Smoking a disqualifier for presidential candidates

U.S. House Speaker John Boehner is nothing if not candid.

He told Jay Leno this week that he likes smoking cigarettes too much to be president of the United States. He won’t quit the nasty habit. So there, he said. He ain’t going to run for president.

John Boehner Likes Smoking Too Much to Be President

I’m glad that smoking is now seen as a deal-breaker for anyone who wants to run for the highest office in the land. Think of it. The president has a Presidential Council on Fitness; he names a director to run the organization. Smoking is a key component in the message the office delivers, which is to say that children shouldn’t smoke, because the habit can kill you.

The current president used to smoke but has quit — he says. No one has yet confirmed it independently, at least I’m not aware of any confirmation. Even so, no one ever would see Barack Obama lighting up.
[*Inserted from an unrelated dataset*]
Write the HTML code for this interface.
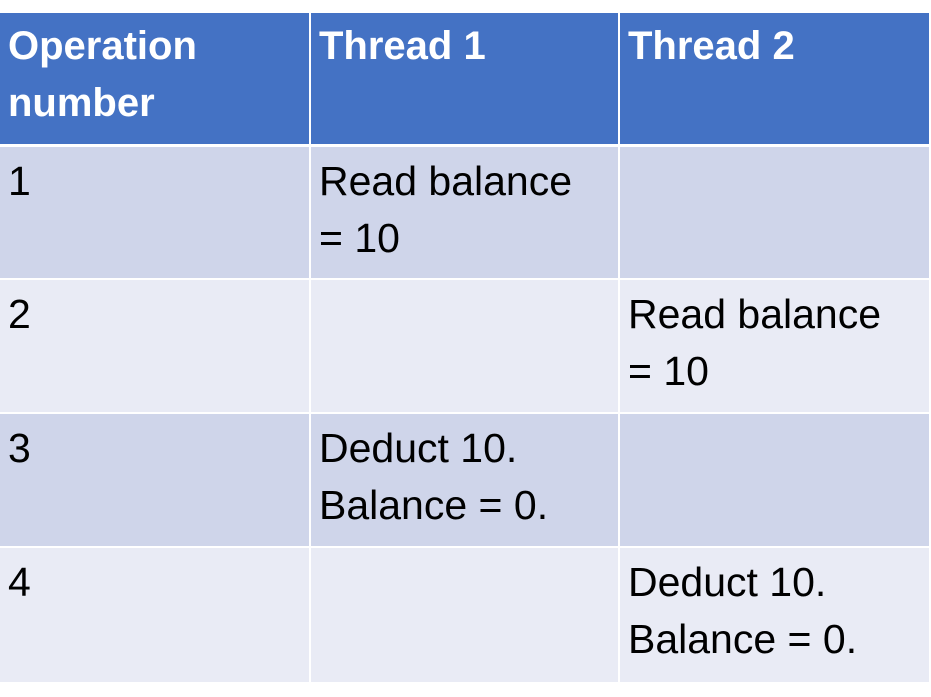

It didn’t used to be this way. President Franklin Roosevelt famously smoked cigarettes with that cigarette holder cocked in that famously “jaunty” angle. President John Kennedy was known to light up a stogie in the Oval Office while pondering the issues of the day. President Richard Nixon didn’t smoke, but first lady Pat Nixon did — although no one ever saw her in public; same thing was said of Jackie Kennedy, come to think of it.

President Bill Clinton? Hmmm. How do we handle this one? I guess he smoked cigars, but as we learned to our national disgrace, he did other things with them that didn’t require them to be lit.

Speaker Boehner declaration takes one national politician out of the hunt for the presidency in 2016. Other issues may derail potential candidates. I’ll give the speaker credit, though, for his forthrightness on a disgusting habit that in this day and time has no place in the Oval Office.